● **Exercise materials**
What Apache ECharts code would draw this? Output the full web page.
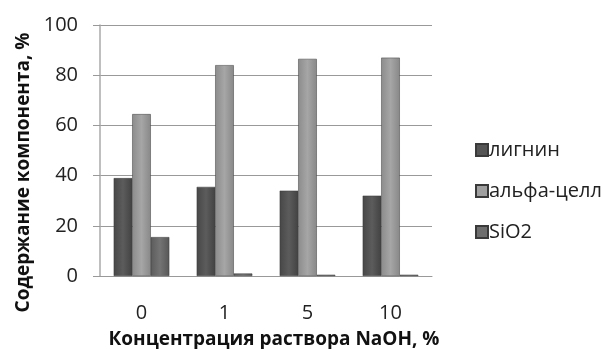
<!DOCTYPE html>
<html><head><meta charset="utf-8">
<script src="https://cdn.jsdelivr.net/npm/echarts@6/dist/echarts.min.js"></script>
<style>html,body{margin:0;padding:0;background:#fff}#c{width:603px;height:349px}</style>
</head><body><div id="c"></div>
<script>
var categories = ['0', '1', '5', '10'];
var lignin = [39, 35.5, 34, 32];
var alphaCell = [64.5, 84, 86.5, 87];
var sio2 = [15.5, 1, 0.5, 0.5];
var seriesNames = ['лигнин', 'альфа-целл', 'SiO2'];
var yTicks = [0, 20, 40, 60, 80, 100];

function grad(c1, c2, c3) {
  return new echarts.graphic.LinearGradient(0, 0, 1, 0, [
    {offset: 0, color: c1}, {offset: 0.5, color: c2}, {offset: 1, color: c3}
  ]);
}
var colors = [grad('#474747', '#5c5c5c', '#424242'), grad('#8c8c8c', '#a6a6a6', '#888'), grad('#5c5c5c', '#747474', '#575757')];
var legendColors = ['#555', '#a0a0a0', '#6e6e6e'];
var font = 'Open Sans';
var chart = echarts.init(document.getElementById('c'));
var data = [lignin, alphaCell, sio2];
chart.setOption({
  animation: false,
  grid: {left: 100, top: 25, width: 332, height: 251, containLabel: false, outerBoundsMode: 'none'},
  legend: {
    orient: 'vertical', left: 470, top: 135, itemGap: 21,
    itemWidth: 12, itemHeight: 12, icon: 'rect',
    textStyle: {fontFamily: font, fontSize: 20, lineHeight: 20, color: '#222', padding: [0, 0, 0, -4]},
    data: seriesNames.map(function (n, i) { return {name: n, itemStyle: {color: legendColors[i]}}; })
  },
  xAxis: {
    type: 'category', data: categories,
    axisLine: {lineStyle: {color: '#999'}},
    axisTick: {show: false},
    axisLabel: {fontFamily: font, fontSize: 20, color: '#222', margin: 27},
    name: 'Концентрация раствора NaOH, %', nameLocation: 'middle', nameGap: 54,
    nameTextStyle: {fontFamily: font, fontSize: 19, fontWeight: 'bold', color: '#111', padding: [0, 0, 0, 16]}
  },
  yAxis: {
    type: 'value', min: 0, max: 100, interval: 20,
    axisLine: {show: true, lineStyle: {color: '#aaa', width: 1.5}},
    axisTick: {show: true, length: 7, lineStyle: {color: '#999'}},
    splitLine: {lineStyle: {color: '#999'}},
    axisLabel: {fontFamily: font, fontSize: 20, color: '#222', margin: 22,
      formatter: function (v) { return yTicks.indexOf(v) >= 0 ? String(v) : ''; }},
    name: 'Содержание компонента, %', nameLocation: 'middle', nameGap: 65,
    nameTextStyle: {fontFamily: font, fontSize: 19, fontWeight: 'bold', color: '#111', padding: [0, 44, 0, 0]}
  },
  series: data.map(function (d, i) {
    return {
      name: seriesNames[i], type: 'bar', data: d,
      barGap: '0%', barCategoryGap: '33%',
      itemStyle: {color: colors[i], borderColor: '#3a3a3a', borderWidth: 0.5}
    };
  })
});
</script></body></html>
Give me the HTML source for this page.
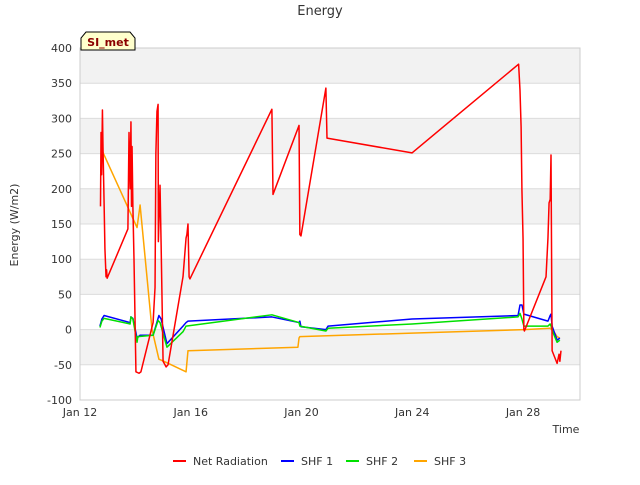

● **What is required**
Track down every line holding the string "this" and copy it.

● **In response**
What Apache ECharts code would draw this? Output the full web page.
Give me the HTML source for this page.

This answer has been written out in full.